| Supplied entries |
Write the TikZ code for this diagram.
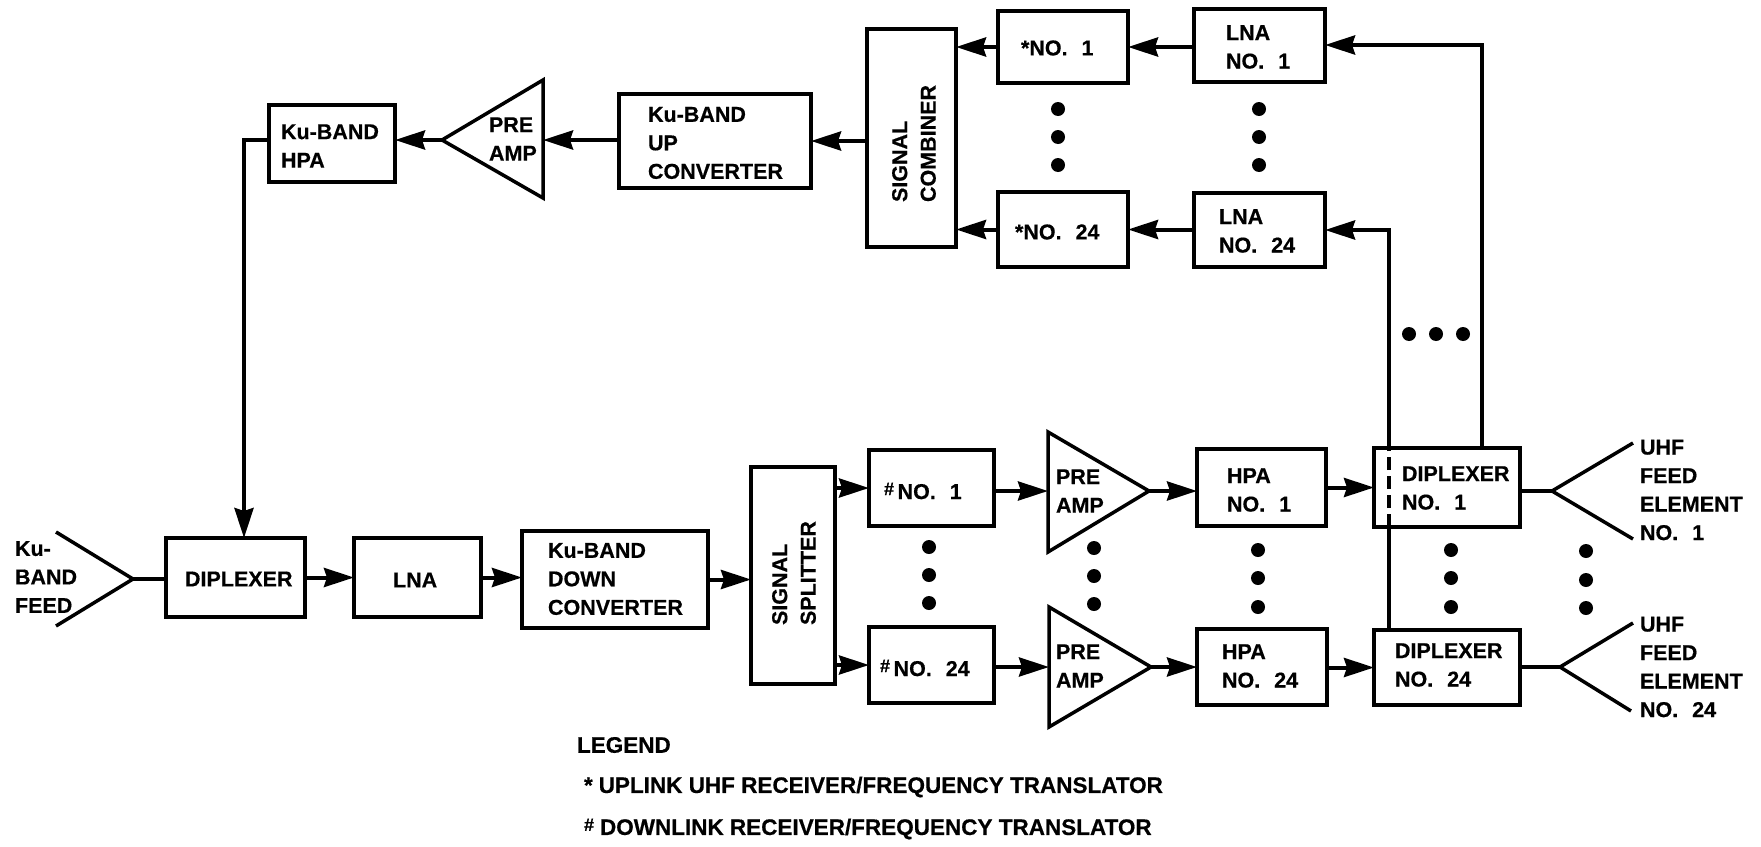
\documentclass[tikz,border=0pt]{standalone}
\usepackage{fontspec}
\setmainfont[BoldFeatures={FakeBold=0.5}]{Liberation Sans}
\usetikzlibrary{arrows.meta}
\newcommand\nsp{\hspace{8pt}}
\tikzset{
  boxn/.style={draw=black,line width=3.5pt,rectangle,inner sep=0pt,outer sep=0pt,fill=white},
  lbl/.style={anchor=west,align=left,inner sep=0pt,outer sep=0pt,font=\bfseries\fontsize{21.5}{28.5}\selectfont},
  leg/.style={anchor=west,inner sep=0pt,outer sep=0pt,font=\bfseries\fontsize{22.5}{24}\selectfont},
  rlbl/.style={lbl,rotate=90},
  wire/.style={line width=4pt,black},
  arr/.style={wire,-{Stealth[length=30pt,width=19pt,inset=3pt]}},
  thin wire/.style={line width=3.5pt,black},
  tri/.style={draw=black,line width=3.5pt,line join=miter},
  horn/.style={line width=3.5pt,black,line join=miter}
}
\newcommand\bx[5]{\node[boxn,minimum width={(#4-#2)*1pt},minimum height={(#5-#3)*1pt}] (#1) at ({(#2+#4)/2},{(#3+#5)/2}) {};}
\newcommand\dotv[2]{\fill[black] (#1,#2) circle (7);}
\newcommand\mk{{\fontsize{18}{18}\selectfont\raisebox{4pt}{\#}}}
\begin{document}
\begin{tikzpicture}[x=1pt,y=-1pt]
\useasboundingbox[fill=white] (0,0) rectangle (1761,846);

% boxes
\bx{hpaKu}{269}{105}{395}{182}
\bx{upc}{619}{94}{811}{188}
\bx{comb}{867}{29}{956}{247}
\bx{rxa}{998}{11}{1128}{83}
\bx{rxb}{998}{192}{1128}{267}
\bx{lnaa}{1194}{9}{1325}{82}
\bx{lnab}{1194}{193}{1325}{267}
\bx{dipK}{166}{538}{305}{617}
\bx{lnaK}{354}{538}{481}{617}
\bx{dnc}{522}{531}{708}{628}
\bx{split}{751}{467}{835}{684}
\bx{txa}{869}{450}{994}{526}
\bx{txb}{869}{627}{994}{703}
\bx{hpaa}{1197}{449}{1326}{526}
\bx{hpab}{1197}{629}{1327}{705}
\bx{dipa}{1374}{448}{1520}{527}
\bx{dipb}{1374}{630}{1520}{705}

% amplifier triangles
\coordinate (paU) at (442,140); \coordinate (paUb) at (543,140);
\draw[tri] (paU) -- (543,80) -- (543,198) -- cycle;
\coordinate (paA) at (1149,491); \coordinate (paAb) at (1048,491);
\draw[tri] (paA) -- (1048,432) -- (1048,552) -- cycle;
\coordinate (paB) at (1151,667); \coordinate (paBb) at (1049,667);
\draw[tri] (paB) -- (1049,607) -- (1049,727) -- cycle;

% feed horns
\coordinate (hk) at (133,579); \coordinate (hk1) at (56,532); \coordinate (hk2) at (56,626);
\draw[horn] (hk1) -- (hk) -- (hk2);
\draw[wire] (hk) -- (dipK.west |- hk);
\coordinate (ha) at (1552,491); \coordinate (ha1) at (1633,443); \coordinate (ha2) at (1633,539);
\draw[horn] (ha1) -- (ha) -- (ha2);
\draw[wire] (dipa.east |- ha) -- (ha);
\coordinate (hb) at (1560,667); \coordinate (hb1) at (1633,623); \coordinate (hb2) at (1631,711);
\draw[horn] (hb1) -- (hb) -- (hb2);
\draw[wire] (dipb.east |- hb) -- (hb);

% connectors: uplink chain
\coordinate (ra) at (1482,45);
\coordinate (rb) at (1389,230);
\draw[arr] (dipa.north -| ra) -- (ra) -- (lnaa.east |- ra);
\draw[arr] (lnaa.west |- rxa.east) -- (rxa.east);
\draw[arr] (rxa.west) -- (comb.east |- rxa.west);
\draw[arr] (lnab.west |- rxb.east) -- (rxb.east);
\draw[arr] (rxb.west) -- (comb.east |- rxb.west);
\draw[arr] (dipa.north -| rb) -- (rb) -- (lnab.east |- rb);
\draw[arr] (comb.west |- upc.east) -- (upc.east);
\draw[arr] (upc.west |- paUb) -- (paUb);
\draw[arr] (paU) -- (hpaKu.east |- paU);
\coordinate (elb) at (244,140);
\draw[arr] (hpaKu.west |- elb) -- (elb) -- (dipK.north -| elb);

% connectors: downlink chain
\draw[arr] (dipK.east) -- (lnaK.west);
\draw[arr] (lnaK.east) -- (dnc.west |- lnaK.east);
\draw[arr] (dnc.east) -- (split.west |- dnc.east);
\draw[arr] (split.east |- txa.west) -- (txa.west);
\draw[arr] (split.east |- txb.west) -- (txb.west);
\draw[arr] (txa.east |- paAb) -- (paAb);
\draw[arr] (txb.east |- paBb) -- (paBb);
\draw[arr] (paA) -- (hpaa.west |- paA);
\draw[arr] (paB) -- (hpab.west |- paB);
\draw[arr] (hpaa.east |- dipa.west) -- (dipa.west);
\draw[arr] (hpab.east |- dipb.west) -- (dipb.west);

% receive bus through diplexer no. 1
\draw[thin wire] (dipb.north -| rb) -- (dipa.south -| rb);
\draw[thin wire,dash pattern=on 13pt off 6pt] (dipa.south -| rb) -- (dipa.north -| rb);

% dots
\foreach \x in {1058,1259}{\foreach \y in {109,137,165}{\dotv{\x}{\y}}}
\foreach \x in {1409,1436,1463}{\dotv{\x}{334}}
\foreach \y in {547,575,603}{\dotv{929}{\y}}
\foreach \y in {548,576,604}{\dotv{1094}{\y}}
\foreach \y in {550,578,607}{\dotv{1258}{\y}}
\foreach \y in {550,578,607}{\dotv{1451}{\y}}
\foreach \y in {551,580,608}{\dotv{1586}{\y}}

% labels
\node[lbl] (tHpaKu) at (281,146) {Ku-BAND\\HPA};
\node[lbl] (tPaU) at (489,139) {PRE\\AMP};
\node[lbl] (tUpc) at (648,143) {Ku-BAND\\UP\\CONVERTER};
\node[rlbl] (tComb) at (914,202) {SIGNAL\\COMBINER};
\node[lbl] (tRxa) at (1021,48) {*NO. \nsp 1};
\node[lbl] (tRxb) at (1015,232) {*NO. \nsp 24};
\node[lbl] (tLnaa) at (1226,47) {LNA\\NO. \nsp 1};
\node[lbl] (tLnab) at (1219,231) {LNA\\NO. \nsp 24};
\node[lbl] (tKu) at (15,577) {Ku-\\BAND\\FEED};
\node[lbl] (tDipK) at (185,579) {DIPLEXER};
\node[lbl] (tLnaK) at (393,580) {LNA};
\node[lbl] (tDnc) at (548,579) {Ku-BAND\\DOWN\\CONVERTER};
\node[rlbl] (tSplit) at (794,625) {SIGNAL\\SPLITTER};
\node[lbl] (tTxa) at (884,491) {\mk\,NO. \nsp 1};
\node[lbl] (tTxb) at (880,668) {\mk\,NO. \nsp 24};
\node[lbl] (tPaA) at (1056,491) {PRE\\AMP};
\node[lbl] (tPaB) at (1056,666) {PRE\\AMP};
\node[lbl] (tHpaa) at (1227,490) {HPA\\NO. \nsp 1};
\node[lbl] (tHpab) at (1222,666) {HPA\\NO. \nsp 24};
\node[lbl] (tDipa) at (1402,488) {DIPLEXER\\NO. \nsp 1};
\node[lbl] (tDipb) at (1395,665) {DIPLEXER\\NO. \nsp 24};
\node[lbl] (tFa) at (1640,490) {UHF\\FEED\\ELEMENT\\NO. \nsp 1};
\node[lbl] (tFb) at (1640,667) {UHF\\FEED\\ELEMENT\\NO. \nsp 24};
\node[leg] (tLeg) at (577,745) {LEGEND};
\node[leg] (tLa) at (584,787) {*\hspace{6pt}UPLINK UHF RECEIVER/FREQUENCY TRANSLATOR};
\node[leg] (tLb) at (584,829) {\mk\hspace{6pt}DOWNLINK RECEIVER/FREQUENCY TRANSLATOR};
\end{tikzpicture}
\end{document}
---
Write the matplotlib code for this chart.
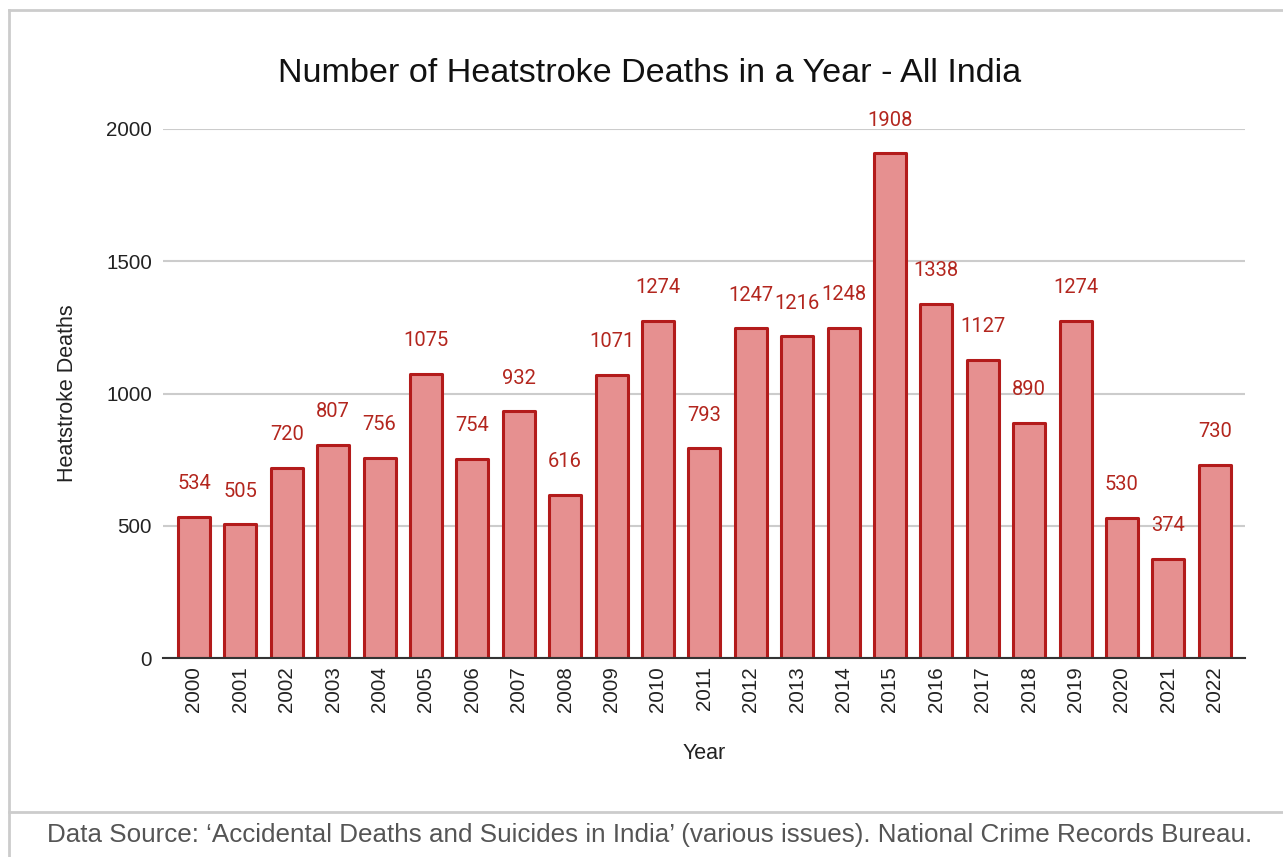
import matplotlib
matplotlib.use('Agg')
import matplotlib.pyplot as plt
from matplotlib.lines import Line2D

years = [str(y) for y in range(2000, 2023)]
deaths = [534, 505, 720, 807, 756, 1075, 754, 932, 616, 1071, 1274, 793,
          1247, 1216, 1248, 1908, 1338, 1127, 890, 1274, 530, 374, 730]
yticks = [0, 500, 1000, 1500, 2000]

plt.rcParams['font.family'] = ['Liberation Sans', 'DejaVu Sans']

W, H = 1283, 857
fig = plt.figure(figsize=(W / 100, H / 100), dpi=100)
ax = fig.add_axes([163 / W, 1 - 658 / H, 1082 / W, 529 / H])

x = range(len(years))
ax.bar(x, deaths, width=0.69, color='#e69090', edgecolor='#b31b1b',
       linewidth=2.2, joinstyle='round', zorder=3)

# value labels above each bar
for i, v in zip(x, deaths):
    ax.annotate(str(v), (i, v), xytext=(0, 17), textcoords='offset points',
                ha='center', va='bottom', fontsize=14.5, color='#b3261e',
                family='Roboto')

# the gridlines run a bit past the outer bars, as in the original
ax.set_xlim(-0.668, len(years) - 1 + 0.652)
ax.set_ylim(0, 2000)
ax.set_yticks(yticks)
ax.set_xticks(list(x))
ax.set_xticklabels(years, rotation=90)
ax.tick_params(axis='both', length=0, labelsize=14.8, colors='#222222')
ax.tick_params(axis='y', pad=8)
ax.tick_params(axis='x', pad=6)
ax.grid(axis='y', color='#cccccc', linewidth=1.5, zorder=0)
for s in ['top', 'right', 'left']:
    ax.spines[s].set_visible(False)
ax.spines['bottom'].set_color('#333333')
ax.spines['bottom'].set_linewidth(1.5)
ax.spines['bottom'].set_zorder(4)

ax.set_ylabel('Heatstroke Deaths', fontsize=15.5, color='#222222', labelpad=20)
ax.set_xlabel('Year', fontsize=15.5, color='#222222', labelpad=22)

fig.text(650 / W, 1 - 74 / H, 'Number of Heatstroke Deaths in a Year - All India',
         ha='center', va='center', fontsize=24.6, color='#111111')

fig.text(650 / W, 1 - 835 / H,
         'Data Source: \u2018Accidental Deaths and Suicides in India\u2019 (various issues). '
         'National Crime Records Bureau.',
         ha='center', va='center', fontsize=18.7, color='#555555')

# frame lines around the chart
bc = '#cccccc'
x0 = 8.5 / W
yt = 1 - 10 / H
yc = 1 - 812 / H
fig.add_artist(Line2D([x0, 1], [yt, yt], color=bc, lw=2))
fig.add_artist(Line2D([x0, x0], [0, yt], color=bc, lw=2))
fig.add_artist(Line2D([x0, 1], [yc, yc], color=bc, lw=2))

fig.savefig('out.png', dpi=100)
* * *
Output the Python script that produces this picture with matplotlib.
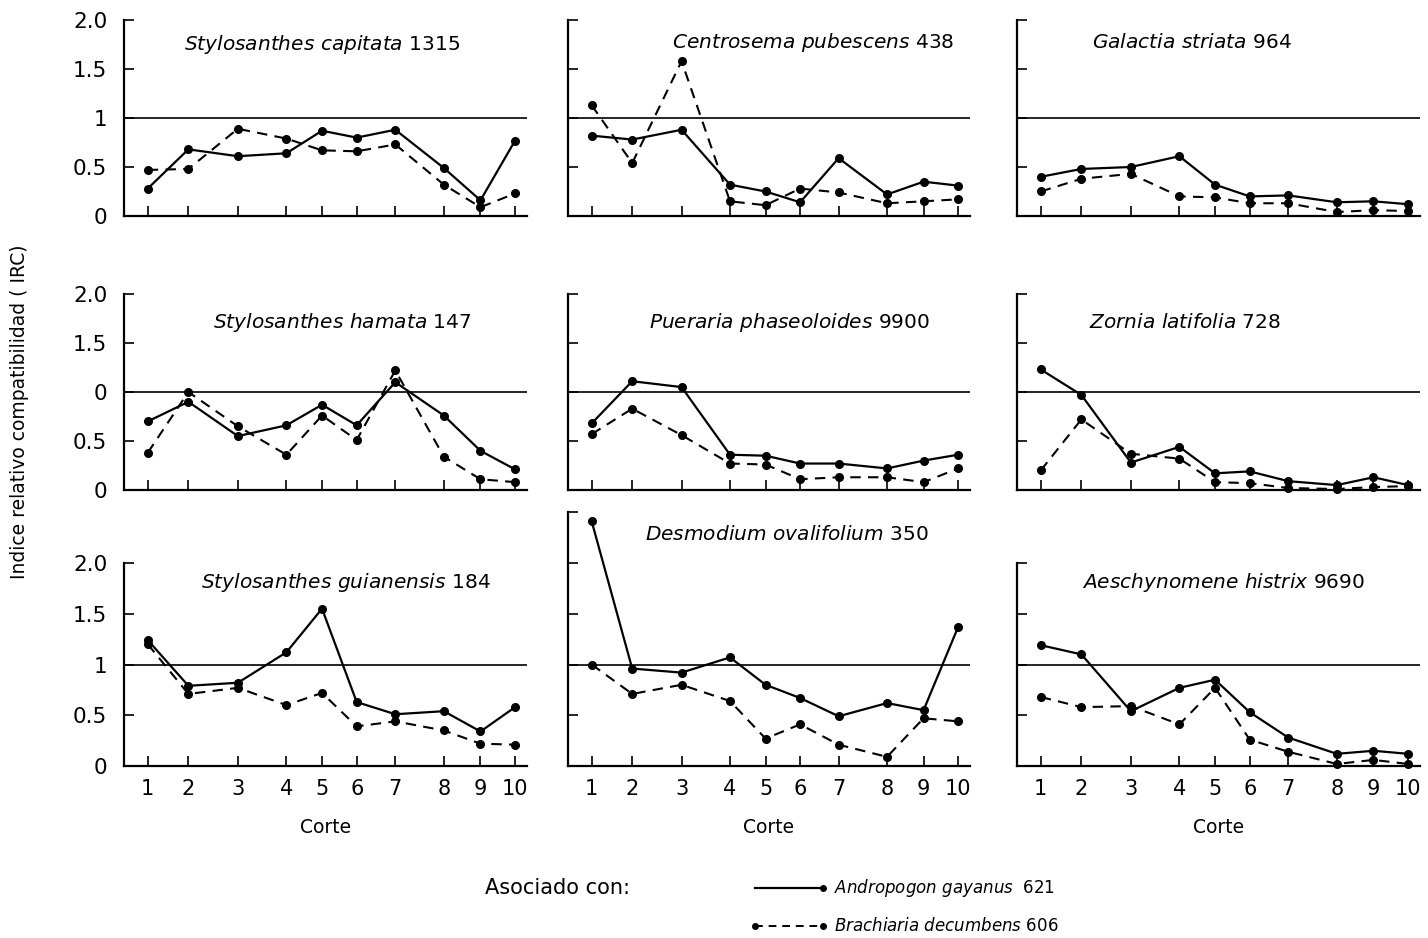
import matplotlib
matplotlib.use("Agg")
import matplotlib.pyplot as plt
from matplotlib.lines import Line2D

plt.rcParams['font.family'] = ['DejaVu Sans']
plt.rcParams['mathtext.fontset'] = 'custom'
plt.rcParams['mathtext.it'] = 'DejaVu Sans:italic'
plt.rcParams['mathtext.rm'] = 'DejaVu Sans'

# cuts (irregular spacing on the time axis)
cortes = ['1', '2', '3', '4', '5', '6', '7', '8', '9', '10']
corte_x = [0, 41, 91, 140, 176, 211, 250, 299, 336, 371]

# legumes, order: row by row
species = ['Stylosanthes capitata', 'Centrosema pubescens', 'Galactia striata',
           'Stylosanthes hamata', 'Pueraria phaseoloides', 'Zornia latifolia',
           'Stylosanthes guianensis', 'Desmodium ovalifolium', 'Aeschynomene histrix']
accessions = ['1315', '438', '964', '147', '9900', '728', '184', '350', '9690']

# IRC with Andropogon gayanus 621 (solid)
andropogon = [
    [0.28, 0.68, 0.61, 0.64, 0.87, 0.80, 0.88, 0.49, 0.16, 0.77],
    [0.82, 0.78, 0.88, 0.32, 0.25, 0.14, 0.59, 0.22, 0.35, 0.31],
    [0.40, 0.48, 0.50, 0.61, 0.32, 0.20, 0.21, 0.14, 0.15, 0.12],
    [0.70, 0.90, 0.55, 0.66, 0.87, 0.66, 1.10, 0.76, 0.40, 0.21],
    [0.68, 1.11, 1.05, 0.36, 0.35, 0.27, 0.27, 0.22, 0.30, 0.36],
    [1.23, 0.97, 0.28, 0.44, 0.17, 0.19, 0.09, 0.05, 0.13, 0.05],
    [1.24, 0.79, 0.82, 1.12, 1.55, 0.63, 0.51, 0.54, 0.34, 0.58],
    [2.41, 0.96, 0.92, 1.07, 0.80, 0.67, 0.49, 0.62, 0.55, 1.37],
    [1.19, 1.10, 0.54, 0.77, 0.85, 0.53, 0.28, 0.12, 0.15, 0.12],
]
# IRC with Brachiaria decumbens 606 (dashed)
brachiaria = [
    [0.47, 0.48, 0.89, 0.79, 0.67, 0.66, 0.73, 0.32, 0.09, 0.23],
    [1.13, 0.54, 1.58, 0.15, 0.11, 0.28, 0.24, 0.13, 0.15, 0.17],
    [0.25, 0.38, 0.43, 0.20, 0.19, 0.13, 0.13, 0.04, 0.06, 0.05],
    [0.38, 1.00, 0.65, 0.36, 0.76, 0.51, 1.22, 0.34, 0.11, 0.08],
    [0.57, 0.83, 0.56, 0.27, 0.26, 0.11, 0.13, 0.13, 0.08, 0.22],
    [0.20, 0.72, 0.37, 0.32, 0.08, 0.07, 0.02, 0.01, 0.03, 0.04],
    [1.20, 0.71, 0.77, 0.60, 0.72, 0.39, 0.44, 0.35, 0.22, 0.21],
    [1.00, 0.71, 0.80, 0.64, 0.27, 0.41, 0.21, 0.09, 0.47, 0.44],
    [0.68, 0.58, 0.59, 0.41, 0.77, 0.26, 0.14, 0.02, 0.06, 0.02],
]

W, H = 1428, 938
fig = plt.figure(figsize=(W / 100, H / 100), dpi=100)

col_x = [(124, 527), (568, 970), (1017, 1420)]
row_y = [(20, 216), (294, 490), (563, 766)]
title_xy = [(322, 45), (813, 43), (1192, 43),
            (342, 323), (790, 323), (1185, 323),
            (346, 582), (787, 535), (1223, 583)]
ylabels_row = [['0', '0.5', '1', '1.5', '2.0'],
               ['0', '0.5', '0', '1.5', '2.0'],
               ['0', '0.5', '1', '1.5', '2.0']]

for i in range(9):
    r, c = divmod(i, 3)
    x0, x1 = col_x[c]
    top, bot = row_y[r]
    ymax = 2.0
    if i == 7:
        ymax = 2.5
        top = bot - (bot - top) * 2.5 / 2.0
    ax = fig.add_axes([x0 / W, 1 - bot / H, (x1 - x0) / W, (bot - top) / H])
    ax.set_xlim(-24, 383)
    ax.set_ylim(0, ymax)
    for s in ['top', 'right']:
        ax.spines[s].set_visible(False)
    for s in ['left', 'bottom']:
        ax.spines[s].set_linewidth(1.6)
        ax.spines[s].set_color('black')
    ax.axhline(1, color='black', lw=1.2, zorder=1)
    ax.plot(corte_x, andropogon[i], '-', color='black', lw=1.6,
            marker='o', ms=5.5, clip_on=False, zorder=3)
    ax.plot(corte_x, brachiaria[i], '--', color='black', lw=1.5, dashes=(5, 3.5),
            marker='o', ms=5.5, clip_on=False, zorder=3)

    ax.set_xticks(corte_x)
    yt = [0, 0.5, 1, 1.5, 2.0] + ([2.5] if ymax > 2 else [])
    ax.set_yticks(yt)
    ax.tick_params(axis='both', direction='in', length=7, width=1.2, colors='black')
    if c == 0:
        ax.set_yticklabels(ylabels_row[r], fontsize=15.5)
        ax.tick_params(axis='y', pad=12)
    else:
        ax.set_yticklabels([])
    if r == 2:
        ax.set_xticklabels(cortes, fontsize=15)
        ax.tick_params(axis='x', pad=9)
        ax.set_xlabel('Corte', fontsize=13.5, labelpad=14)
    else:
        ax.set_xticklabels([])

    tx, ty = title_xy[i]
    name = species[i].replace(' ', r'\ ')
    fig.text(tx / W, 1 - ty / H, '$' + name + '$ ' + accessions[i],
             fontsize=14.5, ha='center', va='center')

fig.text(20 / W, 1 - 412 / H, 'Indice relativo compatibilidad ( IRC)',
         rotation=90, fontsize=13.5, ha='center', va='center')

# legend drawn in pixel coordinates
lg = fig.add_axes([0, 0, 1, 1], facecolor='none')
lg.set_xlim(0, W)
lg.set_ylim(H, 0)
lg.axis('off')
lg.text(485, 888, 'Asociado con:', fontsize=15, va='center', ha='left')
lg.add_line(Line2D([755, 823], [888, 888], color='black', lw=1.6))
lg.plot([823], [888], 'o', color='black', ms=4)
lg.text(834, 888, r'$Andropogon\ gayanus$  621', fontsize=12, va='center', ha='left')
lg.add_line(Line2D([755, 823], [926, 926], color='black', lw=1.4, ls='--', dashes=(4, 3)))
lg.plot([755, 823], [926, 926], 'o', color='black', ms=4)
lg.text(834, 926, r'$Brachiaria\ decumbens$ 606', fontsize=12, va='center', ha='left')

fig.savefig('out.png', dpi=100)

| What is asked |
Copy out each line of the records where the string "chart" appears.

| Solution below |
Write the matplotlib code for this chart.
# frame lines around the chart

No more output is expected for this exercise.